Data lines ->
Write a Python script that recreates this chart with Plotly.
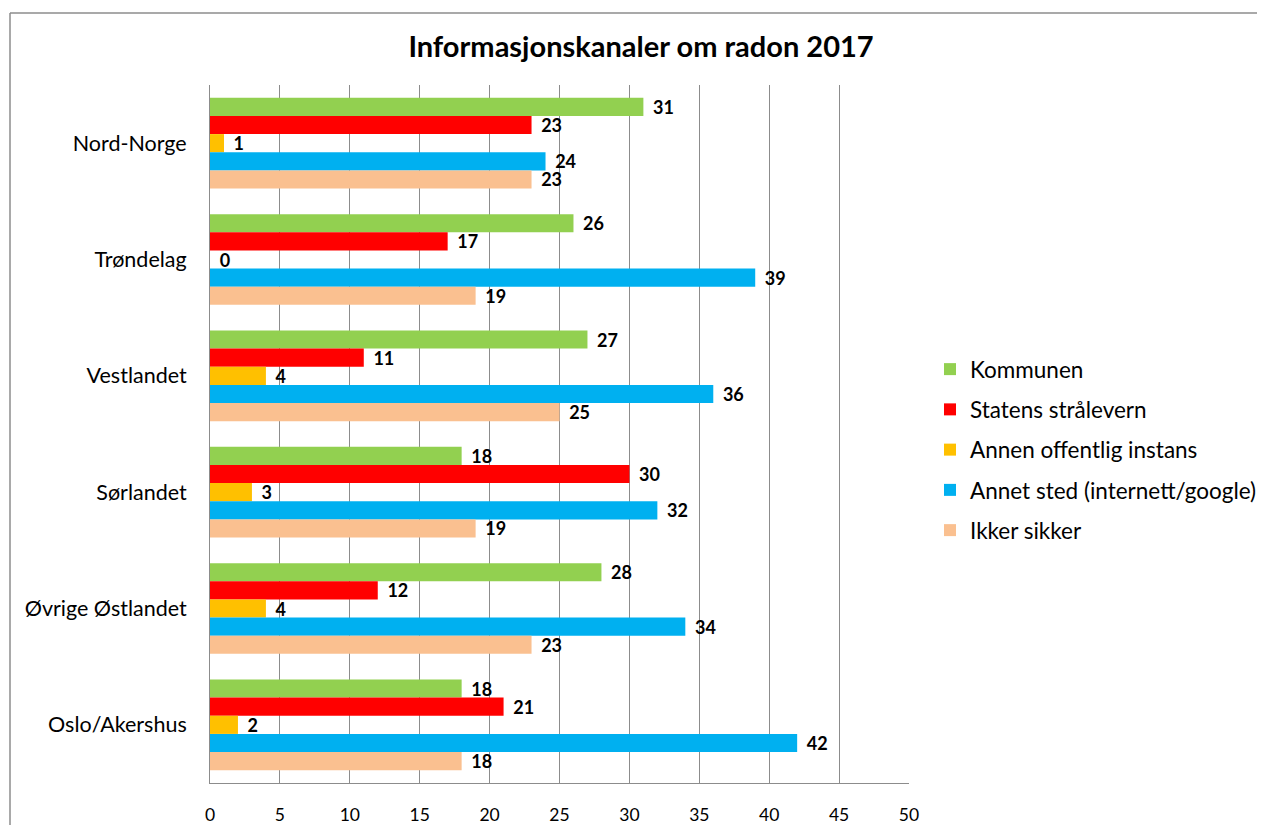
import plotly.graph_objects as go

categories = ["Nord-Norge", "Trøndelag", "Vestlandet", "Sørlandet", "Øvrige Østlandet", "Oslo/Akershus"]
series_names = ["Kommunen", "Statens strålevern", "Annen offentlig instans",
                "Annet sted (internett/google)", "Ikker sikker"]
kommunen = [31, 26, 27, 18, 28, 18]
statens = [23, 17, 11, 30, 12, 21]
annen = [1, 0, 4, 3, 4, 2]
annet_sted = [24, 39, 36, 32, 34, 42]
ikke_sikker = [23, 19, 25, 19, 23, 18]
values = [kommunen, statens, annen, annet_sted, ikke_sikker]
colors = ["#92D050", "#FF0000", "#FFC000", "#00B0F0", "#FAC090"]
x_ticks = [0, 5, 10, 15, 20, 25, 30, 35, 40, 45, 50]

FONT = "Lato, 'Open Sans', sans-serif"

fig = go.Figure()
for i, (name, vals, col) in enumerate(zip(series_names, values, colors)):
    fig.add_trace(go.Bar(
        y=categories, x=vals, name=name, orientation="h",
        marker=dict(color=col, line=dict(width=0)),
        text=["\u00a0\u2009" + str(v) for v in vals], textposition="outside",
        constraintext="none",
        textfont=dict(family=FONT, size=18, color="black", weight="bold"),
        cliponaxis=False, legendgroup=name,
    ))

# page is offset by the 8px body margin; work in figure pixels
FW, FH = 1257, 817
L, R, T, B = 202, 901, 77, 775
W, H = R - L, B - T

def px(x):
    return (x - L) / W

def py(y):
    return (B - y) / H

fig.update_layout(
    width=FW, height=FH,
    margin=dict(l=L, r=FW - R, t=T, b=FH - B, autoexpand=False),
    paper_bgcolor="white", plot_bgcolor="white",
    barmode="group", bargap=0.22, bargroupgap=0,
    title=dict(text="<b>Informasjonskanaler om radon 2017</b>", x=633 / FW, xanchor="center",
               y=1 - 39 / FH, yanchor="middle",
               font=dict(family=FONT, size=29, color="black")),
    font=dict(family=FONT, color="black"),
    legend=dict(x=px(922), xanchor="left", y=py(340), yanchor="top",
                font=dict(family=FONT, size=22.5, color="black"),
                tracegroupgap=8, itemwidth=30, bgcolor="rgba(0,0,0,0)"),
    xaxis=dict(range=[0, 50], tickvals=x_ticks, showgrid=True, gridcolor="#8c8c8c",
               gridwidth=1, showline=True, linecolor="#8c8c8c", linewidth=1,
               zeroline=False, ticks="", tickfont=dict(family=FONT, size=17.5, color="black"),
               ticklabelstandoff=16, fixedrange=True),
    yaxis=dict(autorange="reversed", showline=True, linecolor="#8c8c8c", linewidth=1,
               ticks="", tickfont=dict(family=FONT, size=21.5, color="black"),
               ticklabelstandoff=18, showgrid=False),
    shapes=[
        dict(type="line", xref="paper", yref="paper", x0=px(2), x1=px(FW), y0=py(5), y1=py(5),
             line=dict(color="#8c8c8c", width=1.5)),
        dict(type="line", xref="paper", yref="paper", x0=px(2), x1=px(2), y0=py(5), y1=py(FH),
             line=dict(color="#8c8c8c", width=1.5)),
    ],
)

fig.write_html("out.html")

Instruction -> Repeat, with no pictures, each line from the beginning of the data through the line containing "import plotly.graph_objects as go", inclusive.

Result of the task ->
Write a Python script that recreates this chart with Plotly.
import plotly.graph_objects as go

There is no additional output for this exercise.